The remaining law where our new direct enforcement powers can be used hasn’t changed materially. However, we recognise that the risks of getting it wrong are changing substantially. Businesses have told us they are preparing to comply and will be relying on the clarity and certainty provided by our final guidance to be published at commencement in April.

Reflecting that, our early enforcement action is likely to focus on the most egregious breaches. For example, aggressive sales practices that prey on vulnerability; providing information to consumers that is objectively false; contract terms that are very obviously imbalanced and unfair.

At the same time, we will support the vast majority of well-intentioned businesses who want to do the right thing, but may be unclear on exactly what is needed to ensure compliance – especially in areas where the law has been updated or is less clear-cut. When considering the appropriate level for any penalty, we will also take into account where businesses have taken proactive steps to correct infringing conduct.

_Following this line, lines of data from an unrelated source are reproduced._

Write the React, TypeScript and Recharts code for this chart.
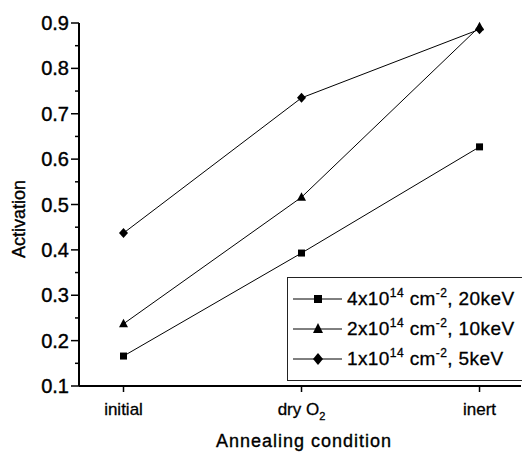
import { LineChart, Line, XAxis, YAxis } from "recharts";

const categories = ["initial", "dry O2", "inert"];
const dose4e14 = [0.166, 0.393, 0.627];
const dose2e14 = [0.237, 0.516, 0.892];
const dose1e14 = [0.437, 0.735, 0.886];
const yTicks = [
  0.1, 0.15, 0.2, 0.25, 0.3, 0.35, 0.4, 0.45, 0.5, 0.55, 0.6, 0.65, 0.7,
  0.75, 0.8, 0.85, 0.9,
];
const seriesNames = ["4x10|14| cm|-2|, 20keV", "2x10|14| cm|-2|, 10keV", "1x10|14| cm|-2|, 5keV"];

const data = categories.map((name, i) => ({
  x: i,
  name,
  s1: dose4e14[i],
  s2: dose2e14[i],
  s3: dose1e14[i],
}));

const FONT = "'Liberation Sans', Arial, sans-serif";

const Square = ({ cx, cy }: any) => (
  <rect x={cx - 3.5} y={cy - 3.5} width={7} height={7} fill="#000" />
);
const Triangle = ({ cx, cy }: any) => (
  <path d={`M${cx},${cy - 5} L${cx + 4.5},${cy + 3.5} L${cx - 4.5},${cy + 3.5} Z`} fill="#000" />
);
const Diamond = ({ cx, cy }: any) => (
  <path d={`M${cx},${cy - 5} L${cx + 4.5},${cy} L${cx},${cy + 5} L${cx - 4.5},${cy} Z`} fill="#000" />
);

const YTick = ({ x, y, index, payload }: any) => {
  const major = index % 2 === 0;
  return (
    <g>
      <line x1={x - (major ? 8 : 4)} x2={x} y1={y} y2={y} stroke="#000" strokeWidth={1.5} />
      {major && (
        <text x={x - 10} y={y} dy={7} textAnchor="end" fontSize={20} fontFamily={FONT} fill="#000" stroke="#000" strokeWidth={0.4}>
          {payload.value.toFixed(1)}
        </text>
      )}
    </g>
  );
};

const XTick = ({ x, y, payload }: any) => {
  const label = categories[payload.value];
  return (
    <g>
      <line x1={x} x2={x} y1={y} y2={y + 6} stroke="#000" strokeWidth={1.5} />
      <text x={x} y={y + 29} textAnchor="middle" fontSize={17} fontFamily={FONT} fill="#000" stroke="#000" strokeWidth={0.3}>
        {label === "dry O2" ? (
          <>
            dry O<tspan fontSize={11} dy={5}>2</tspan>
          </>
        ) : (
          label
        )}
      </text>
    </g>
  );
};

function LegendText({ text }: { text: string }) {
  const parts = text.split("|");
  return (
    <span>
      {parts.map((p, i) =>
        i % 2 === 1 ? (
          <sup key={i} style={{ fontSize: 12, verticalAlign: 0, position: "relative", top: -8 }}>
            {p}
          </sup>
        ) : (
          <span key={i}>{p}</span>
        )
      )}
    </span>
  );
}

const markers = [
  <rect x={21} y={6} width={8} height={8} fill="#000" />,
  <path d="M25,4 L30,14 L20,14 Z" fill="#000" />,
  <path d="M25,4 L30,10 L25,16 L20,10 Z" fill="#000" />,
];

export default function App() {
  return (
    <div style={{ position: "absolute", left: 0, top: 0, width: 522, height: 453, overflow: "hidden", background: "#fff" }}>
      <LineChart width={522} height={453} data={data} margin={{ top: 23, right: 1, bottom: 0, left: 0 }}>
        <XAxis
          dataKey="x"
          type="number"
          domain={[-0.25, 2.233]}
          ticks={[0, 1, 2]}
          allowDataOverflow
          height={67}
          tickSize={0}
          tickMargin={0}
          tickLine={false}
          axisLine={{ stroke: "#000", strokeWidth: 2 }}
          tick={<XTick />}
          label={{
            content: () => (
              <text x={304} y={447} textAnchor="middle" fontSize={18} fontFamily={FONT} fill="#000" stroke="#000" strokeWidth={0.35} letterSpacing={1}>
                Annealing condition
              </text>
            ),
          }}
        />
        <YAxis
          type="number"
          domain={[0.1, 0.9]}
          ticks={yTicks}
          interval={0}
          width={79}
          tickSize={0}
          tickMargin={0}
          tickLine={false}
          axisLine={{ stroke: "#000", strokeWidth: 2 }}
          tick={<YTick />}
          label={{
            content: () => (
              <text
                x={19}
                y={219}
                textAnchor="middle"
                dominantBaseline="central"
                transform="rotate(-90, 19, 219)"
                fontSize={18}
                fontFamily={FONT}
                fill="#000"
                stroke="#000"
                strokeWidth={0.35}
              >
                Activation
              </text>
            ),
          }}
        />
        <Line dataKey="s1" type="linear" stroke="#000" strokeWidth={1} dot={<Square />} activeDot={false} isAnimationActive={false} />
        <Line dataKey="s2" type="linear" stroke="#000" strokeWidth={1} dot={<Triangle />} activeDot={false} isAnimationActive={false} />
        <Line dataKey="s3" type="linear" stroke="#000" strokeWidth={1} dot={<Diamond />} activeDot={false} isAnimationActive={false} />
      </LineChart>
      <div
        style={{
          position: "absolute",
          left: 287,
          top: 277,
          width: 240,
          height: 96,
          border: "1.5px solid #222",
          paddingTop: 6,
          fontFamily: FONT,
          fontSize: 19,
          letterSpacing: 0.4,
          whiteSpace: "nowrap",
          color: "#000",
          WebkitTextStroke: "0.3px #000",
        }}
      >
        {seriesNames.map((name, i) => (
          <div key={name} style={{ height: 30, display: "flex", alignItems: "center" }}>
            <svg width={49} height={20} style={{ marginLeft: 5, marginRight: 5, flexShrink: 0 }}>
              <line x1={0} x2={49} y1={10} y2={10} stroke="#000" strokeWidth={1} />
              {markers[i]}
            </svg>
            <LegendText text={name} />
          </div>
        ))}
      </div>
    </div>
  );
}
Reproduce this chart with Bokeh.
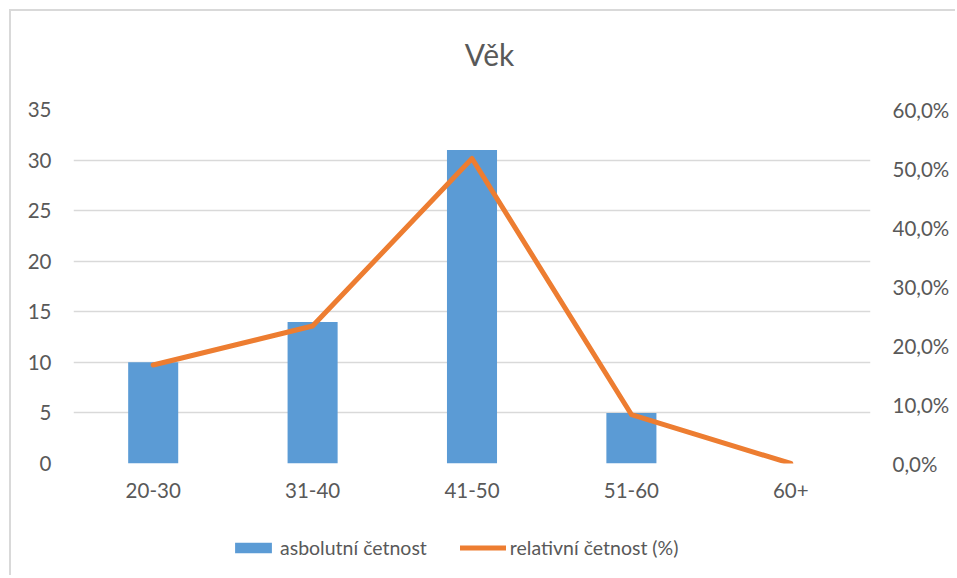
from bokeh.plotting import figure
from bokeh.layouts import column
from bokeh.models import (Range1d, LinearAxis, FixedTicker, Legend, LegendItem,
                          FactorRange, ColumnDataSource, Label)
from bokeh.embed import file_html
from bokeh.resources import INLINE

categories = ["20-30", "31-40", "41-50", "51-60", "60+"]
abs_counts = [10, 14, 31, 5, 0]
rel_pct = [16.7, 23.3, 51.7, 8.3, 0.0]
left_ticks = [0, 5, 10, 15, 20, 25, 30, 35]
right_ticks = [0, 10, 20, 30, 40, 50, 60]
right_labels = ["0,0%", "10,0%", "20,0%", "30,0%", "40,0%", "50,0%", "60,0%"]
title_text = "Věk"
series_names = ["asbolutní četnost", "relativní četnost (%)"]

FONT = "Lato"
TXT = "#595959"
BLUE = "#5B9BD5"
ORANGE = "#ED7D31"
GRID = "#D9D9D9"
FW, FH = 797, 354
BL, BR = 62, 85
LW = 5

src = ColumnDataSource(dict(cat=categories, abs=abs_counts, rel=rel_pct))


def strip(h, xr):
    f = figure(frame_width=FW, frame_height=h,
               x_range=xr, y_range=Range1d(0, h),
               min_border_left=BL, min_border_right=BR,
               min_border_top=0, min_border_bottom=0,
               x_axis_location=None, y_axis_location=None,
               output_backend="svg", toolbar_location=None)
    f.outline_line_color = None
    f.xgrid.grid_line_color = None
    f.ygrid.grid_line_color = None
    f.border_fill_color = "white"
    f.background_fill_color = "white"
    return f


# ---- title ----
pt = strip(60, Range1d(0, FW))
pt.add_layout(Label(x=416, y=18, text=title_text,
                    text_align="center", text_baseline="middle",
                    text_font=FONT, text_font_size="30px", text_color=TXT))

# ---- main chart ----
p = figure(x_range=FactorRange(*categories, range_padding=0),
           y_range=Range1d(0, 35),
           frame_width=FW, frame_height=FH,
           min_border_left=BL, min_border_right=BR,
           min_border_top=38, min_border_bottom=52,
           output_backend="svg", toolbar_location=None)
p.outline_line_color = None
p.background_fill_color = "white"
p.border_fill_color = "white"
p.extra_y_ranges = {"rel": Range1d(0, 60)}

bars = p.vbar(x="cat", top="abs", width=0.314, source=src, fill_color=BLUE,
              line_color=None)
line = p.line(x="cat", y="rel", source=src, y_range_name="rel",
              line_color=ORANGE, line_width=LW, line_cap="round",
              line_join="round")

yl = p.yaxis[0]
yl.ticker = FixedTicker(ticks=left_ticks)
yr = LinearAxis(y_range_name="rel", ticker=FixedTicker(ticks=right_ticks))
yr.major_label_overrides = {t: lab for t, lab in zip(right_ticks, right_labels)}
p.add_layout(yr, "right")

for ax in [yl, yr, p.xaxis[0]]:
    ax.axis_line_color = None
    ax.major_tick_line_color = None
    ax.minor_tick_line_color = None
    ax.major_tick_out = 0
    ax.minor_tick_out = 0
    ax.major_label_text_font = FONT
    ax.major_label_text_font_size = "20.5px"
    ax.major_label_text_color = TXT
yl.major_label_standoff = 22
yr.major_label_standoff = 22
p.xaxis[0].major_label_standoff = 19

p.xgrid.grid_line_color = None
p.ygrid.ticker = FixedTicker(ticks=left_ticks)
p.ygrid.grid_line_color = GRID
p.ygrid.grid_line_width = 1.3

# ---- legend (legend-only strip, series renderers hidden) ----
pl = strip(60, FactorRange(*categories, range_padding=0))
lb = pl.vbar(x="cat", top="abs", width=0.314, source=src, fill_color=BLUE,
             line_color=None, visible=False)
ll = pl.line(x="cat", y="rel", source=src, line_color=ORANGE, line_width=LW,
             line_cap="round", visible=False)
legend = Legend(items=[LegendItem(label=series_names[0], renderers=[lb]),
                       LegendItem(label=series_names[1], renderers=[ll])],
                orientation="horizontal", location=(157, 16),
                glyph_width=46, glyph_height=13, label_standoff=4,
                spacing=33, border_line_color=None,
                background_fill_alpha=0, inactive_fill_alpha=0,
                label_text_font=FONT,
                label_text_font_size="19.5px", label_text_color=TXT,
                margin=0, padding=0)
pl.add_layout(legend)

layout = column(pt, p, pl, spacing=0)
layout.styles = {"border-left": "2px solid #D9D9D9", "border-top": "2px solid #D9D9D9",
                 "margin-left": "9px", "margin-top": "9px"}

open("out.html", "w").write(file_html(layout, INLINE))
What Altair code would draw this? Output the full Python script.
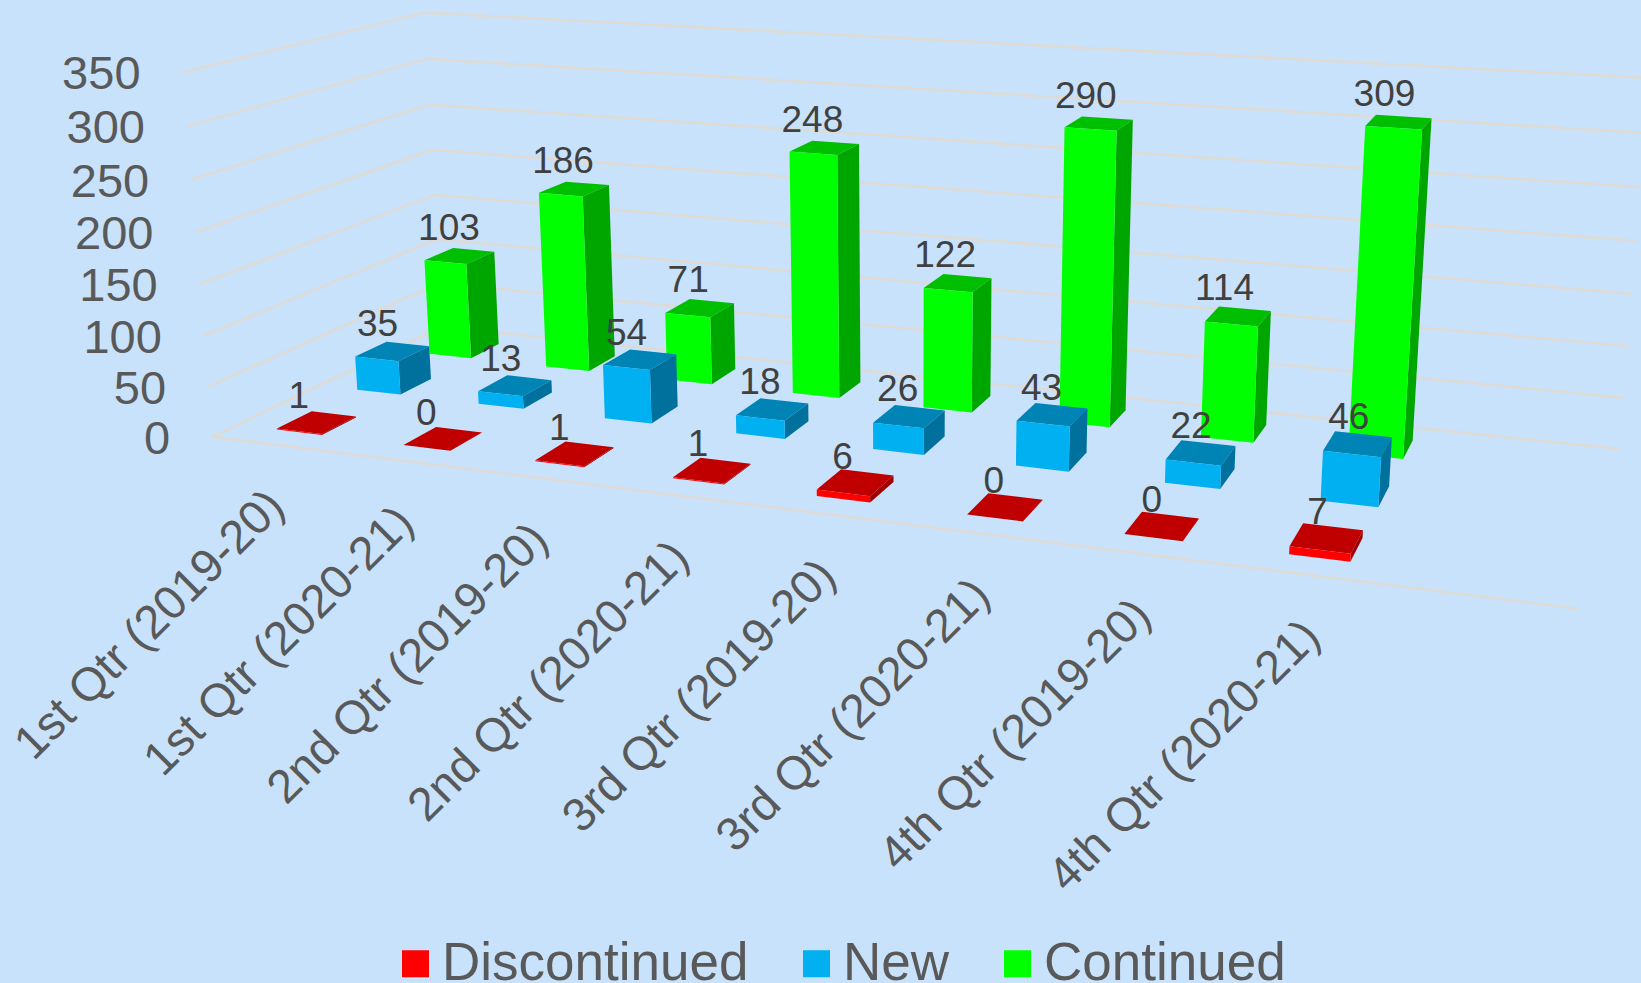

I am confident this approach will deliver robust protections for consumers, focusing on clearly illegal conduct that results in tangible harms. At the same time, it gives businesses the clarity to comply as quickly as possible – and the confidence that early enforcement action will be proportionate. This is, after all, in the interests of both businesses and consumers; when businesses get it right, consumers benefit.

Conclusion

I want to finish by broadening the lens for a moment, to the wider work the CMA does to support growth and investment in UK digital and technology markets.

In particular, we are supporting government on its industrial strategy and the roll-out of the AI Opportunities Action Plan. Whether it be through removing barriers to competition and scaling in priority sectors identified by the industrial strategy; unlocking opportunities for new and diverse players in cross-economy areas like procurement and smart data; or facilitating legitimate collaboration between businesses to achieve a step change in productivity and innovation – the CMA is committed to playing its part.

I know techUK and its members will provide valuable insights and collaboration across much of our work this year. I am looking forward to continuing to work closely together.